Ozone layer punctured again by the Black Summer bushfires

The ozone layer is a rare environmental success story – but increased bushfires from climate change could be reversing the gains made over the past decade.

A study published in Nature has shown how the smoke from the 2019-2020 Black Summer Bushfires caused a decline in the ozone layer.

It was already known that there was a decline in ozone during the Black Summer. These researchers, based at Massachusetts Institute of Technology, US, demonstrated that the smoke from these fires increased the amount of chlorine radicals in the stratosphere, where they deplete the ozone layer.

They then used modelling to show how this mechanism mirrored the depletion seen during the Black Summer fires: a loss of 3-5% of the southern mid-latitude ozone.

The climate change-fuelled Black Summer fires burned more than 24 million hectares of land in eastern and southern Australia, killed 33 people directly, and 450 more from smoke inhalation.

The further depletion of the ozone layer is new research.

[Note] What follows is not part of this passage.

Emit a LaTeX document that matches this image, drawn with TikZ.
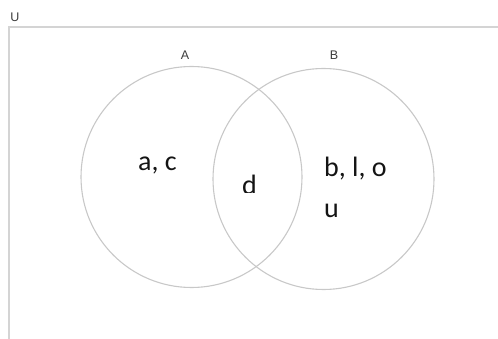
\documentclass[tikz,border=0pt]{standalone}
\usepackage{fontspec}
\setmainfont{Carlito}
\newfontfamily\lblfont{Liberation Sans}
\definecolor{vnline}{RGB}{200,200,200}
\definecolor{vnframe}{RGB}{212,212,212}
\definecolor{vntext}{RGB}{20,20,20}
\definecolor{vnlabel}{RGB}{60,60,60}
\usetikzlibrary{positioning}

\begin{document}
\begin{tikzpicture}[x=1pt, y=-1pt,
    setcirc/.style={circle, draw=vnline, line width=1.1pt, minimum size=221pt, inner sep=0pt},
    setlbl/.style={font=\lblfont\fontsize{12.5}{14}\selectfont, text=vnlabel, inner sep=0pt},
    elem/.style={font=\fontsize{28}{32}\selectfont, text=vntext, inner sep=0pt, anchor=base west}
  ]
    \useasboundingbox (0,0) rectangle (498,339);

    % Universe frame
    \coordinate (ucorner) at (9,27);
    \coordinate (uright) at (498,27);
    \coordinate (ubottom) at (9,339);
    \draw[vnframe, line width=1.6pt] (ubottom) -- (ucorner) -- (uright);
    \node[setlbl] (labU) at (15,17) {U};

    % Sets
    \node[setcirc] (setA) at (191.5,177) {};
    \node[setcirc] (setB) at (323.5,179) {};
    \node[setlbl] (labA) at (185,55) {A};
    \node[setlbl] (labB) at (334,55) {B};

    % Elements
    \node[elem] (onlyA) at (138,171) {a, c};
    \node[elem] (onlyB) at (324,177) {b, l, o};
    \node[elem] (moreB) at (324,218) {u};
    \begin{scope}
      \clip (230,160) rectangle (270,193);
      \node[elem] (both) at (242,195) {d};
    \end{scope}
\end{tikzpicture}
\end{document}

“The Antarctic ozone hole forms because in the stratosphere on the surfaces of cloud particles chlorine is ‘activated’ to form compounds that then deplete ozone,” explains Dr Olaf Morgenstern, a researcher at New Zealand’s National Institute of Water Research, who wasn’t involved in the study.

“This new study finds that smoke aerosol can activate chlorine too, just like polar stratospheric clouds but at higher, more ubiquitous temperatures and also away from the poles.

“The authors – led by atmospheric chemist Susan Solomon who in the 1980s also famously explained the ozone hole – highlight a hitherto ignored mechanism of ozone depletion, and one that might become more important as more such bushfire events occur.

“More research is needed into the chemical properties of such complex bushfire aerosol though.”

Professor Ian Rae, a former advisor to the United Nations Environment Programme on chemicals in the environment and former President of the Royal Australian Chemical Institute, also not involved in the research, agrees.

“The authors of this latest paper modelled the absorption of hydrogen chloride – HCl, a combustion product – onto the partly-burnt organic matter in smoke particles,” says Rae.

“This provides a pathway for the transport of a range of chlorinated substances to the stratosphere where they can release their destructive chlorine atoms. The results of the modelling agree well with the experimental results.

“The nature of the chemical reactions is not completely nailed down but the overall picture is probably correct.”

“Unlike the way nations dealt with the CFCs, I don’t think there will be another ‘Montreal Protocol’ for bushfires, which the authors warn are likely to become more frequent under climate change that we can already see happening.”